### What you need to do
Include the line containing "from bokeh.resources import INLINE" and all lines before it, repeated exactly from the listing below, without pictures.

### Source material
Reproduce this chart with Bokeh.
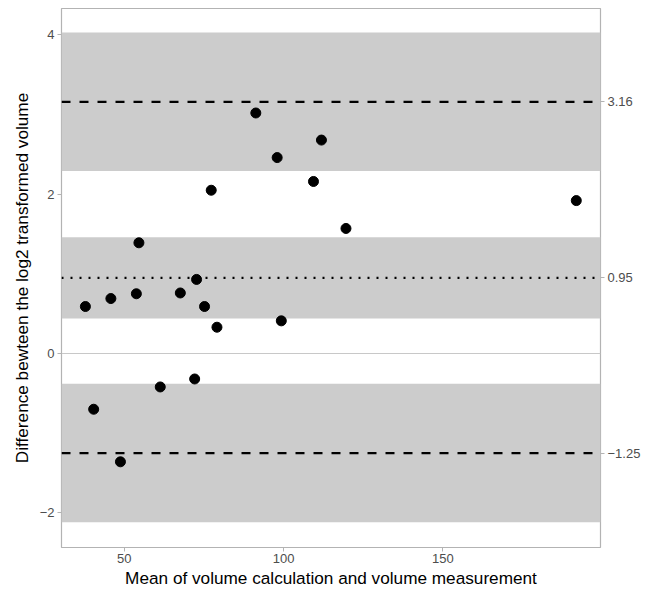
from bokeh.plotting import figure
from bokeh.models import Range1d, LinearAxis, FixedTicker, BoxAnnotation, Span
from bokeh.embed import file_html
from bokeh.resources import INLINE

# Data
mean_vol = [37.8, 40.4, 45.8, 48.8, 53.8, 54.6, 61.3, 67.6, 72.1, 72.7,
            75.2, 77.3, 79.1, 91.3, 98.0, 99.3, 109.4, 111.9, 119.6, 191.9]
diff_log2 = [0.59, -0.70, 0.69, -1.36, 0.75, 1.39, -0.42, 0.76, -0.32, 0.93,
             0.59, 2.05, 0.33, 3.02, 2.46, 0.41, 2.16, 2.68, 1.57, 1.92]

bias = 0.95
loa_upper = 3.16
loa_lower = -1.25
bias_ci = (0.44, 1.46)
upper_ci = (2.29, 4.03)
lower_ci = (-2.12, -0.38)

x_ticks = [50, 100, 150]
y_ticks = [-2, 0, 2, 4]
y_tick_labels = ["\u22122", "0", "2", "4"]
right_ticks = [3.16, 0.95, -1.25]
right_labels = ["3.16", "0.95", "\u22121.25"]

FONT = "Liberation Sans"
GRAY_TXT = "#4D4D4D"
GRAY_LINE = "#B3B3B3"

p = figure(width=643, height=590, output_backend="svg", toolbar_location=None,
           x_range=Range1d(30.3, 199.5), y_range=Range1d(-2.436, 4.332),
           min_border_left=61, min_border_right=41, min_border_top=8,
           min_border_bottom=43)

p.background_fill_color = "white"
p.border_fill_color = "white"
p.outline_line_color = GRAY_LINE
p.outline_line_width = 1.2
p.xgrid.visible = False
p.ygrid.visible = False

for lo, hi in (upper_ci, bias_ci, lower_ci):
    p.add_layout(BoxAnnotation(bottom=lo, top=hi, fill_color="#CCCCCC",
                               fill_alpha=1.0, line_color=None, level="underlay"))

p.add_layout(Span(location=0, dimension="width", line_color="#C8C8C8",
                  line_width=1.2, level="underlay"))
p.add_layout(Span(location=loa_upper, dimension="width", line_color="black",
                  line_width=2.2, line_dash="9 9", level="underlay"))
p.add_layout(Span(location=loa_lower, dimension="width", line_color="black",
                  line_width=2.2, line_dash="9 9", level="underlay"))
p.add_layout(Span(location=bias, dimension="width", line_color="black",
                  line_width=2.2, line_dash="2 7", level="underlay"))

p.scatter(mean_vol, diff_log2, size=10, fill_color="black", line_color="black")

xaxis = p.xaxis[0]
yaxis = p.yaxis[0]
xaxis.ticker = FixedTicker(ticks=x_ticks)
yaxis.ticker = FixedTicker(ticks=y_ticks)
yaxis.major_label_overrides = {t: l for t, l in zip(y_ticks, y_tick_labels)}

right_axis = LinearAxis(ticker=FixedTicker(ticks=right_ticks),
                        major_label_overrides={t: l for t, l in zip(right_ticks, right_labels)})
p.add_layout(right_axis, "right")

xaxis.axis_label = "Mean of volume calculation and volume measurement"
yaxis.axis_label = "Difference bewteen the log2 transformed volume"
right_axis.axis_label = None

for ax in (xaxis, yaxis, right_axis):
    ax.axis_line_color = None
    ax.major_tick_line_color = GRAY_LINE
    ax.major_tick_out = 4
    ax.major_tick_in = 0
    ax.minor_tick_line_color = None
    ax.major_label_text_font = FONT
    ax.major_label_text_font_size = "13px"
    ax.major_label_text_color = GRAY_TXT
    ax.major_label_standoff = 3
    ax.axis_label_text_font = FONT
    ax.axis_label_text_font_size = "17.2px"
    ax.axis_label_text_font_style = "normal"
    ax.axis_label_text_color = "black"
    ax.axis_label_standoff = 5
xaxis.major_label_standoff = 2
xaxis.axis_label_standoff = 2

open("out.html", "w").write(file_html(p, INLINE))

### Output for this exercise
Reproduce this chart with Bokeh.
from bokeh.plotting import figure
from bokeh.models import Range1d, LinearAxis, FixedTicker, BoxAnnotation, Span
from bokeh.embed import file_html
from bokeh.resources import INLINE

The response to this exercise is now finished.